→ **Aim**
Restate the whole listing word for word. Pictures are left out.

--- Data shown ---

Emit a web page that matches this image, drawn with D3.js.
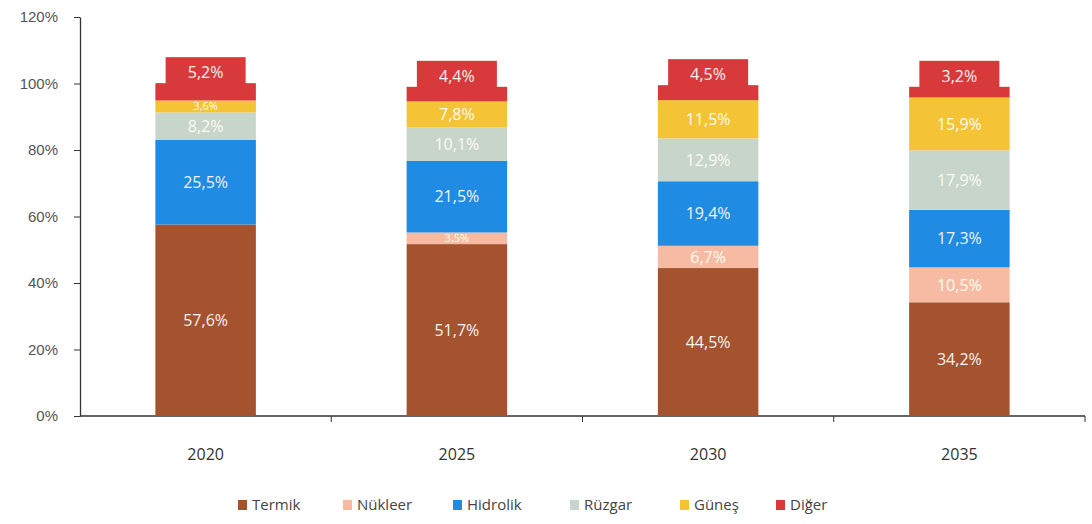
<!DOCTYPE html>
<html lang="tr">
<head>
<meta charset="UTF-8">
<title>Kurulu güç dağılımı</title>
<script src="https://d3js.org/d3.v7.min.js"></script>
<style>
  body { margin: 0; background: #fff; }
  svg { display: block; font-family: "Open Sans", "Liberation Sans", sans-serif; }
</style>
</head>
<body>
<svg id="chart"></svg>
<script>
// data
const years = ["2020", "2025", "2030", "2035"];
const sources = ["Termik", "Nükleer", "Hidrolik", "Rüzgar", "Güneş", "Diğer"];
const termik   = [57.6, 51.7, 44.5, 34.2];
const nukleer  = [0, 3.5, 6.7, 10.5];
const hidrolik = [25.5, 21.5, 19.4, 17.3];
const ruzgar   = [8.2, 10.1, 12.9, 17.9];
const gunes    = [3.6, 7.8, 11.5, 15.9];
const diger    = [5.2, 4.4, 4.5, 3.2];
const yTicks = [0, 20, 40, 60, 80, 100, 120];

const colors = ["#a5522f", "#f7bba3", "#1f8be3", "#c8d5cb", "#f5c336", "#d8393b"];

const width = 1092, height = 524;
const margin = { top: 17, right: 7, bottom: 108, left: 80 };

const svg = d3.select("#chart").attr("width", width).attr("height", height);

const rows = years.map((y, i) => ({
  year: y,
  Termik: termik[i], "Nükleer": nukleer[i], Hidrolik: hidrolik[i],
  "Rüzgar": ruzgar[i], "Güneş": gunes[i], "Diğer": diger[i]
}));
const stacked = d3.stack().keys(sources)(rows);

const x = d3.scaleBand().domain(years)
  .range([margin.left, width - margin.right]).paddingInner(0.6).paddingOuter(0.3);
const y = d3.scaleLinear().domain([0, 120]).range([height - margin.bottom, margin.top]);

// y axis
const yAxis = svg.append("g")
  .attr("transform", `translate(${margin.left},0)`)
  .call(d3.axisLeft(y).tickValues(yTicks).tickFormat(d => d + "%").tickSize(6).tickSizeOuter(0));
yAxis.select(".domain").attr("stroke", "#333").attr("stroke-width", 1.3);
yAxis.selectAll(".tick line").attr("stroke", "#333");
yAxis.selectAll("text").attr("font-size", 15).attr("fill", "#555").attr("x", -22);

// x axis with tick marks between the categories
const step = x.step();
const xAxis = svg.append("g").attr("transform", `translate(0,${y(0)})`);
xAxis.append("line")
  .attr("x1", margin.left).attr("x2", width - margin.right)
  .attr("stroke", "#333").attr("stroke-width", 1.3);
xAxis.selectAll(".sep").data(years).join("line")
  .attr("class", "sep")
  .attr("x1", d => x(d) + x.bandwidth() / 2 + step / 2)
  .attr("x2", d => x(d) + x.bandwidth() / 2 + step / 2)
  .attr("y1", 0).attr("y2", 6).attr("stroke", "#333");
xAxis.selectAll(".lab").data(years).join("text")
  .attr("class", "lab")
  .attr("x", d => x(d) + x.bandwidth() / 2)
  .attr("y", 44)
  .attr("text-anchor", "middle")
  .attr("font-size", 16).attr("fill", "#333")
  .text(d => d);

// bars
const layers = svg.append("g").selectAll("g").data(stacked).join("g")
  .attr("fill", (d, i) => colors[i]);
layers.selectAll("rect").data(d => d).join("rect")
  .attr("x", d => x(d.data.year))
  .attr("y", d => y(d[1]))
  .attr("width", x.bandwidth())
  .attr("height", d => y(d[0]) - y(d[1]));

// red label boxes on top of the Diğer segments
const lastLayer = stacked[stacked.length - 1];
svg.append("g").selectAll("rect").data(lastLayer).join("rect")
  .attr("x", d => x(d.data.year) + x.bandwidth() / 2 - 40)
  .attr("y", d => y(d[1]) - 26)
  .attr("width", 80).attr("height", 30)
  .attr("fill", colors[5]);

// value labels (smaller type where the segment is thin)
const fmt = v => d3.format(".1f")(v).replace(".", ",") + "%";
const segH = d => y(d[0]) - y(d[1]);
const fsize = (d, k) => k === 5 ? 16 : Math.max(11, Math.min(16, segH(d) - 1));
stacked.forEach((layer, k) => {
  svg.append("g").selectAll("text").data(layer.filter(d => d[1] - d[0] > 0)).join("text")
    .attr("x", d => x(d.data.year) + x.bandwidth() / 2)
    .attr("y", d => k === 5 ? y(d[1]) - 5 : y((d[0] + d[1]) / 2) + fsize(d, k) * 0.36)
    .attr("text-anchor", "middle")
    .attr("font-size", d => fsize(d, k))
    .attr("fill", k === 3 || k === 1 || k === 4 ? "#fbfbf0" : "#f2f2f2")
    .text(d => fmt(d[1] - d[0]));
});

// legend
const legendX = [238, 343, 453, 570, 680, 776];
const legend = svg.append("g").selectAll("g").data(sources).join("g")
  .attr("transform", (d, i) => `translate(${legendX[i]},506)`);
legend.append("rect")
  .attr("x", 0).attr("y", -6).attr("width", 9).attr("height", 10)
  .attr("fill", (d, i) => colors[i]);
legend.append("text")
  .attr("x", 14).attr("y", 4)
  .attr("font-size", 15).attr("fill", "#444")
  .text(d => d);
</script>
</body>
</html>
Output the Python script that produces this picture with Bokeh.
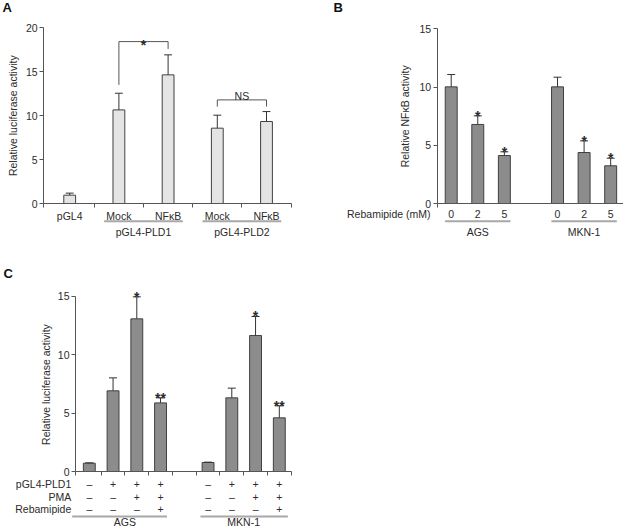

---

→ **Answer to the exercise**
Emit a web page that matches this image, drawn with D3.js.
<!DOCTYPE html>
<html lang="tr">
<head>
<meta charset="UTF-8">
<title>Kurulu güç dağılımı</title>
<script src="https://d3js.org/d3.v7.min.js"></script>
<style>
  body { margin: 0; background: #fff; }
  svg { display: block; font-family: "Open Sans", "Liberation Sans", sans-serif; }
</style>
</head>
<body>
<svg id="chart"></svg>
<script>
// data
const years = ["2020", "2025", "2030", "2035"];
const sources = ["Termik", "Nükleer", "Hidrolik", "Rüzgar", "Güneş", "Diğer"];
const termik   = [57.6, 51.7, 44.5, 34.2];
const nukleer  = [0, 3.5, 6.7, 10.5];
const hidrolik = [25.5, 21.5, 19.4, 17.3];
const ruzgar   = [8.2, 10.1, 12.9, 17.9];
const gunes    = [3.6, 7.8, 11.5, 15.9];
const diger    = [5.2, 4.4, 4.5, 3.2];
const yTicks = [0, 20, 40, 60, 80, 100, 120];

const colors = ["#a5522f", "#f7bba3", "#1f8be3", "#c8d5cb", "#f5c336", "#d8393b"];

const width = 1092, height = 524;
const margin = { top: 17, right: 7, bottom: 108, left: 80 };

const svg = d3.select("#chart").attr("width", width).attr("height", height);

const rows = years.map((y, i) => ({
  year: y,
  Termik: termik[i], "Nükleer": nukleer[i], Hidrolik: hidrolik[i],
  "Rüzgar": ruzgar[i], "Güneş": gunes[i], "Diğer": diger[i]
}));
const stacked = d3.stack().keys(sources)(rows);

const x = d3.scaleBand().domain(years)
  .range([margin.left, width - margin.right]).paddingInner(0.6).paddingOuter(0.3);
const y = d3.scaleLinear().domain([0, 120]).range([height - margin.bottom, margin.top]);

// y axis
const yAxis = svg.append("g")
  .attr("transform", `translate(${margin.left},0)`)
  .call(d3.axisLeft(y).tickValues(yTicks).tickFormat(d => d + "%").tickSize(6).tickSizeOuter(0));
yAxis.select(".domain").attr("stroke", "#333").attr("stroke-width", 1.3);
yAxis.selectAll(".tick line").attr("stroke", "#333");
yAxis.selectAll("text").attr("font-size", 15).attr("fill", "#555").attr("x", -22);

// x axis with tick marks between the categories
const step = x.step();
const xAxis = svg.append("g").attr("transform", `translate(0,${y(0)})`);
xAxis.append("line")
  .attr("x1", margin.left).attr("x2", width - margin.right)
  .attr("stroke", "#333").attr("stroke-width", 1.3);
xAxis.selectAll(".sep").data(years).join("line")
  .attr("class", "sep")
  .attr("x1", d => x(d) + x.bandwidth() / 2 + step / 2)
  .attr("x2", d => x(d) + x.bandwidth() / 2 + step / 2)
  .attr("y1", 0).attr("y2", 6).attr("stroke", "#333");
xAxis.selectAll(".lab").data(years).join("text")
  .attr("class", "lab")
  .attr("x", d => x(d) + x.bandwidth() / 2)
  .attr("y", 44)
  .attr("text-anchor", "middle")
  .attr("font-size", 16).attr("fill", "#333")
  .text(d => d);

// bars
const layers = svg.append("g").selectAll("g").data(stacked).join("g")
  .attr("fill", (d, i) => colors[i]);
layers.selectAll("rect").data(d => d).join("rect")
  .attr("x", d => x(d.data.year))
  .attr("y", d => y(d[1]))
  .attr("width", x.bandwidth())
  .attr("height", d => y(d[0]) - y(d[1]));

// red label boxes on top of the Diğer segments
const lastLayer = stacked[stacked.length - 1];
svg.append("g").selectAll("rect").data(lastLayer).join("rect")
  .attr("x", d => x(d.data.year) + x.bandwidth() / 2 - 40)
  .attr("y", d => y(d[1]) - 26)
  .attr("width", 80).attr("height", 30)
  .attr("fill", colors[5]);

// value labels (smaller type where the segment is thin)
const fmt = v => d3.format(".1f")(v).replace(".", ",") + "%";
const segH = d => y(d[0]) - y(d[1]);
const fsize = (d, k) => k === 5 ? 16 : Math.max(11, Math.min(16, segH(d) - 1));
stacked.forEach((layer, k) => {
  svg.append("g").selectAll("text").data(layer.filter(d => d[1] - d[0] > 0)).join("text")
    .attr("x", d => x(d.data.year) + x.bandwidth() / 2)
    .attr("y", d => k === 5 ? y(d[1]) - 5 : y((d[0] + d[1]) / 2) + fsize(d, k) * 0.36)
    .attr("text-anchor", "middle")
    .attr("font-size", d => fsize(d, k))
    .attr("fill", k === 3 || k === 1 || k === 4 ? "#fbfbf0" : "#f2f2f2")
    .text(d => fmt(d[1] - d[0]));
});

// legend
const legendX = [238, 343, 453, 570, 680, 776];
const legend = svg.append("g").selectAll("g").data(sources).join("g")
  .attr("transform", (d, i) => `translate(${legendX[i]},506)`);
legend.append("rect")
  .attr("x", 0).attr("y", -6).attr("width", 9).attr("height", 10)
  .attr("fill", (d, i) => colors[i]);
legend.append("text")
  .attr("x", 14).attr("y", 4)
  .attr("font-size", 15).attr("fill", "#444")
  .text(d => d);
</script>
</body>
</html>
Output the Python script that produces this picture with Bokeh.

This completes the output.